NASA continues to look for ways to tighten its financial ship, and a second large systems contract has paid the price.
The space agency decided last month not to renew its option on a multibillion-dollar contract for operating its spaceflight computers and communications systems. Space agency officials said they will let the Consolidated Space Operations Contract end when the current option expires next December because CSOC has not generated the savings NASA expected. The agency will search for other savings through new contracts.
The decision not to pick up the contract's second five-year option follows the recent cancellation of the Checkout and Launch Control System contract, a shuttle systems project that went millions over budget.

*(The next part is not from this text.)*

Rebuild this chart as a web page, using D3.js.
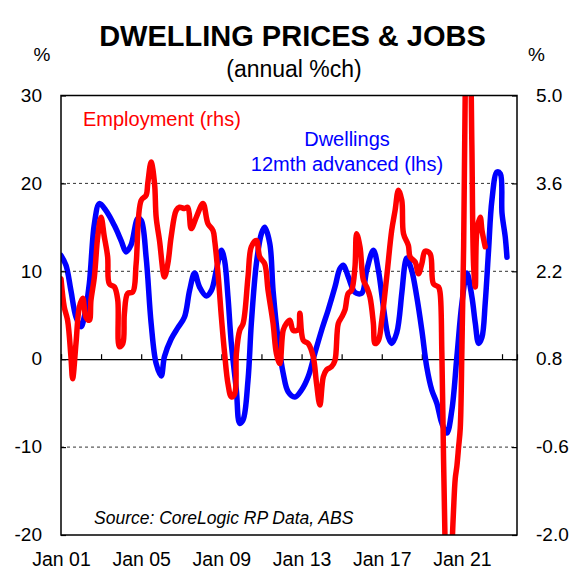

NASA spokesman Bob Jacobs said the agency has carried out several program reviews in recent months. 'We are working to implement the President's Management Agenda,' he said. 'NASA administrator Sean O'Keefe has asked program managers to look at programs and see which ones could be done more efficiently.'
Jacobs said the cancellation of CLCS was not related to the decision not to renew CSOC.

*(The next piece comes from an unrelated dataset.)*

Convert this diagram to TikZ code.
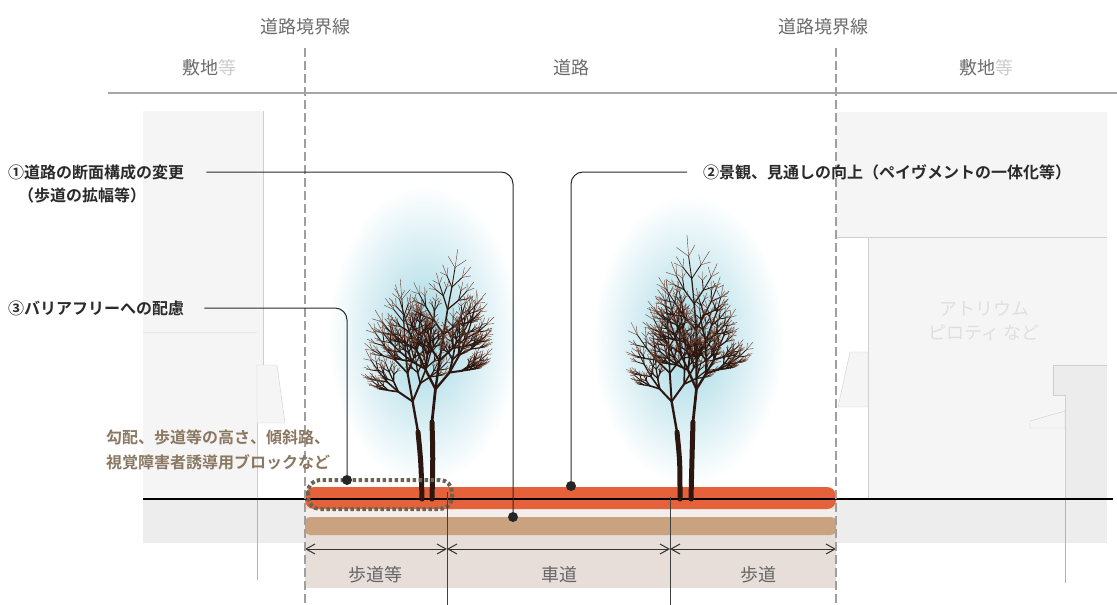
\documentclass[tikz,border=0pt]{standalone}
\usepackage{fontspec}
\setmainfont{Noto Sans CJK JP}[BoldFont={Noto Sans CJK JP Bold}]
\usetikzlibrary{arrows.meta}

\definecolor{ink}{HTML}{2A2A2A}
\definecolor{note}{HTML}{8A7862}
\definecolor{paving}{HTML}{E5613A}
\definecolor{subbase}{HTML}{C9A37F}
\definecolor{verge}{HTML}{E7DEDA}
\definecolor{lot}{HTML}{F5F5F5}
\definecolor{lotline}{HTML}{CFCFCF}
\definecolor{annex}{HTML}{ECECEC}
\definecolor{soil}{HTML}{EDEDED}
\definecolor{bark}{HTML}{2B1710}
\definecolor{twigtip}{HTML}{6A3D2E}
\definecolor{glow}{HTML}{A2D7E3}

\tikzset{
  headtext/.style={gray!85!black, font=\fontsize{18}{22}\selectfont, inner sep=0pt},
  calltext/.style={ink, font=\bfseries\fontsize{16}{23}\selectfont, inner sep=0pt, anchor=west},
  notetext/.style={note, font=\bfseries\fontsize{16}{25}\selectfont, inner sep=0pt, align=left, anchor=west},
  widthtext/.style={gray!80!black, font=\fontsize{18}{22}\selectfont, inner sep=0pt},
  leader/.style={ink, line width=1pt, rounded corners=12pt},
  leaderdot/.style={circle, fill=black!85, inner sep=0pt, minimum size=10pt},
  boundary/.style={gray!75, line width=1.3pt, dash pattern=on 9pt off 4pt},
  dimline/.style={black!80, line width=1pt, {Straight Barb[length=9pt,width=10pt]}-{Straight Barb[length=9pt,width=10pt]}},
  tick/.style={black!75, line width=0.8pt},
  trunk/.style={bark, line width=5pt, line cap=round},
}

% one limb of a tree: start x, start y, angle, level, length
% it forks into a leading shoot and two side shoots
\newcommand\twig[5]{%
  \ifnum#4>0
  \begingroup
    \pgfmathsetmacro\twigx{#1+#5*cos(#3)}%
    \pgfmathsetmacro\twigy{#2-#5*sin(#3)}%
    \ifnum#4<2
      \colorlet{twigcol}{twigtip}\def\twigw{0.4}%
    \else
      \colorlet{twigcol}{bark}\pgfmathsetmacro\twigw{0.1+0.38*#4}%
    \fi
    \draw[twigcol, line width=\twigw pt, line cap=round] (#1,#2) -- (\twigx,\twigy);
    \pgfmathsetmacro\twiga{#3+0.15*(90-#3)+10*(rnd-0.5)}%
    \pgfmathsetmacro\twigb{min(#3+25+22*rnd,172)}%
    \pgfmathsetmacro\twigc{max(#3-25-22*rnd,8)}%
    \pgfmathsetmacro\twigla{#5*(0.86+0.1*rnd)}%
    \pgfmathsetmacro\twiglb{#5*(0.55+0.15*rnd)}%
    \pgfmathsetmacro\twiglc{#5*(0.55+0.15*rnd)}%
    \edef\twignext{%
      \noexpand\twig{\twigx}{\twigy}{\twiga}{\the\numexpr#4-1\relax}{\twigla}%
      \noexpand\twig{\twigx}{\twigy}{\twigb}{\the\numexpr#4-1\relax}{\twiglb}%
      \noexpand\twig{\twigx}{\twigy}{\twigc}{\the\numexpr#4-1\relax}{\twiglc}}%
    \twignext
  \endgroup
  \fi}

\begin{document}
\begin{tikzpicture}[x=1pt, y=-1pt]
  \useasboundingbox (0,0) rectangle (1117,605);

  % lot on the left
  \fill[lot] (143,111) -- (263,111) -- (263,365) -- (257,365) -- (257,499) -- (143,499) -- cycle;
  \draw[lotline] (263,111) -- (263,365) -- (257,365) -- (257,499);
  \draw[lotline!50] (143,332) -- (257,332);
  \filldraw[fill=lot, draw=lotline] (257,365) -- (277,365) -- (285,423) -- (257,423) -- cycle;

  % lot on the right
  \fill[lot] (836,112) rectangle (1107,237);
  \fill[lot] (868,237) rectangle (1107,499);
  \draw[lotline] (836,237) -- (1107,237);
  \draw[lotline] (868,237) -- (868,499);
  \fill[annex] (1053,365) -- (1107,365) -- (1107,499) -- (1065,499) -- (1065,395) -- (1053,395) -- cycle;
  \draw[lotline] (1107,365) -- (1053,365) -- (1053,395) -- (1065,395) -- (1065,499);
  \filldraw[fill=lot, draw=lotline] (1030,421) -- (1065,411) -- (1065,428) -- (1030,428) -- cycle;
  \filldraw[fill=lot, draw=lotline] (850,352) -- (868,352) -- (868,407) -- (838,407) -- cycle;
  \node[headtext, gray!25, align=center, font=\fontsize{18}{24}\selectfont] (atrium) at (984,321) {アトリウム\\ピロティ など};

  % ground below the lots
  \fill[soil] (143,499) rectangle (305,543);
  \fill[soil] (836,499) rectangle (1107,543);
  \draw[gray!60] (257,499) -- (257,580);
  \draw[gray!60] (1065,499) -- (1065,583);

  % glow of the crowns
  \shade[inner color=glow, outer color=white] (424,335) ellipse [x radius=96, y radius=150];
  \shade[inner color=glow, outer color=white] (688,340) ellipse [x radius=96, y radius=145];

  % road layers
  \fill[verge] (305,499) rectangle (836,588);
  \fill[verge!50!white] (305,509) rectangle (836,517);
  \fill[paving, rounded corners=9pt] (305,487) rectangle (836,509);
  \fill[subbase, rounded corners=5pt] (305,517) rectangle (836,535);
  \draw[line width=2pt] (143,499) -- (1113,499);

  % street trees
  \pgfmathsetseed{11}
  \draw[trunk] (422,499) .. controls (421,462) .. (418,432);
  \draw[trunk] (432,499) .. controls (433,458) .. (432,422);
  \twig{418}{432}{100}{6}{31}
  \twig{432}{422}{84}{7}{33}
  \pgfmathsetseed{23}
  \draw[trunk] (680,499) .. controls (680,462) .. (677,432);
  \draw[trunk] (691,499) .. controls (692,458) .. (693,422);
  \twig{677}{432}{100}{6}{31}
  \twig{693}{422}{84}{7}{33}

  % barrier free zone
  \draw[gray!55!black!80!olive, line width=4pt, dash pattern=on 3.5pt off 2.5pt, rounded corners=12pt]
    (308,480) rectangle (452,509);

  % widths
  \draw[tick] (447,492) -- (447,605);
  \draw[tick] (670,497) -- (670,605);
  \coordinate (w0) at (305,549);
  \coordinate (w1) at (447,549);
  \coordinate (w2) at (670,549);
  \coordinate (w3) at (836,549);
  \draw[dimline] (w0) -- (w1);
  \draw[dimline] (w1) -- (w2);
  \draw[dimline] (w2) -- (w3);
  \node[widthtext] (walkish) at (375,575) {歩道等};
  \node[widthtext] (carway) at (559,575) {車道};
  \node[widthtext] (walk) at (758,575) {歩道};

  % road boundaries
  \draw[gray!70, line width=1.2pt] (108,93) -- (1117,93);
  \draw[boundary] (305,48) -- (305,605);
  \draw[boundary] (836,48) -- (836,605);
  \node[headtext] (edge west) at (305,27) {道路境界線};
  \node[headtext] (edge east) at (823,27) {道路境界線};
  \node[headtext] (site west) at (209,68) {敷地\textcolor{gray!40}{等}};
  \node[headtext] (road) at (571,68) {道路};
  \node[headtext] (site east) at (986,68) {敷地\textcolor{gray!40}{等}};

  % measures and leaders
  \node[calltext] (section) at (8,172) {①道路の断面構成の変更};
  \node[calltext] (section sub) at (18,195) {（歩道の拡幅等）};
  \node[calltext] (scenery) at (703,172) {②景観、見通しの向上（ペイヴメントの一体化等）};
  \node[calltext] (barrier) at (8,308) {③バリアフリーへの配慮};
  \node[notetext] (barrier note) at (106,449.5) {勾配、歩道等の高さ、傾斜路、\\視覚障害者誘導用ブロックなど};

  \node[leaderdot] (dot section) at (513,517) {};
  \node[leaderdot] (dot scenery) at (571,486) {};
  \node[leaderdot] (dot barrier) at (347,480) {};

  \draw[leader] (section.east) ++(22,0) -| (dot section);
  \draw[leader] (scenery.west) ++(-16,0) -| (dot scenery);
  \draw[leader] (barrier.east) ++(20,0) -| (dot barrier);
\end{tikzpicture}
\end{document}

Paul Strassmann, NASA's acting CIO, is reviewing the agency's IT infrastructure. 'He plans to implement significant changes,' Jacobs said.
Strassmann already has outlined some of those changes, including the creation of two mission control centers to oversee NASA systems. Strassmann did not respond to repeated requests for comment on the CLCS and CSOC decisions.
Jacobs said NASA officials responsible for spaceflight programs made their decisions about CLCS and CSOC independent of Strassmann's program review.
Bob Spearing, assistant associate administrator for space communications, said NASA selected Lockheed Martin as the CSOC contractor in 1998 on the basis of projected savings from merging pre-existing contracts for spaceflight systems.
'The estimate was $1.4 billion in savings over 10 years, based on the contractor's proposal compared with NASA's in-house estimate,' Spearing said. 'The savings were to come from efficiencies of consolidating the work and creating an integrated operations architecture, among other sources.'
But the expected savings have not materialized. NASA said it has achieved actual savings of only $365 million.
Spearing said one reason the savings did not materialize is that NASA's mission model for spaceflight operations changed over the life of the contract. 'It was not necessarily scaled back, but some missions predicted to be ending lasted longer, some missions were delayed and others replaced,' he said.
'At this time we decided to take lessons learned from the initial period of CSOC and prepare a new solicitation that is more in line with the work as we see it,' Spearing said.
He said one of the most important lessons learned was the need to incorporate a more dynamic mission model into the contracts.
Smaller deals
CSOC probably will be replaced by an undetermined number of smaller, more flexible deals, Spearing said.
In the first phase of CSOC, NASA made a number of contract changes. 'A large amount of change traffic indicates a contract is not very stable,' Spearing said. 'Using the appropriate contracting vehicles, we should be able to minimize the number of contract changes.'
NASA does not expect dramatic savings by ending the CSOC contract, Spearing said. The costs of operating the agency's communications and computer infrastructure for spaceflight operations likely will remain at about $400 million annually, he said.
The work involves operating control centers and data processing systems for satellites, running tracking systems, and providing support for the agency's ground and deep-space networks.
'I'm not against large contracts,' Spearing said. 'I think they have to be focused on homogeneous work.'
Lockheed Martin will be eligible to bid on the contracts that will pick up where the first phase of CSOC leaves off, he said.